3 of 22 comments (clear)

  1. SSH... by jpsowin · · Score: 4, Funny

    I'm sure they'll simply logon to mars.spirit.nasa.gov via SSH and fix it. Recompile the kernel or something. ;)

  2. Re:I always wondered... by Anonymous Coward · · Score: 1, Funny

    Simple. They just have to reroute the secondary plasma inducers through the aft buffer array. Problem solved!

  3. Re:I always wondered... by deglr6328 · · Score: 2, Funny

    "In case you don't already know, the Mossbauer spectrometer is a rediculously cool instrument..."

    I knew. :-)

    Your post was still very informative though, and the part about the software you're developing for the mission...cool!

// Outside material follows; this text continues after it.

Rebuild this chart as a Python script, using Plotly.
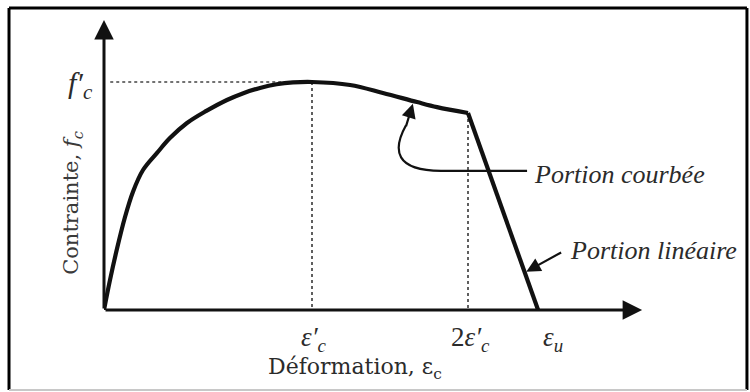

    There is something I don't understand however. I thought that since the linewidth of metastable iron 57's hyperfine transition was so incredibly narrow that unless the nuclei are fixed in a crystal and the crystal lattice vibrations(phonons) are quantized by cooling it to cryogenic temps. then the frequency shift imparted by the recoil of the emitting nuclei destroy any resonance with potentially absorbing sample Fe nuclei. How is the emitter cryogenically cooled on mars!?

    Anyway, cool talking to you, I work here so if you have any questions about giant lasers... :-)

    --
    - "Hear that?! The percolations are imminent! Cease your ingress!"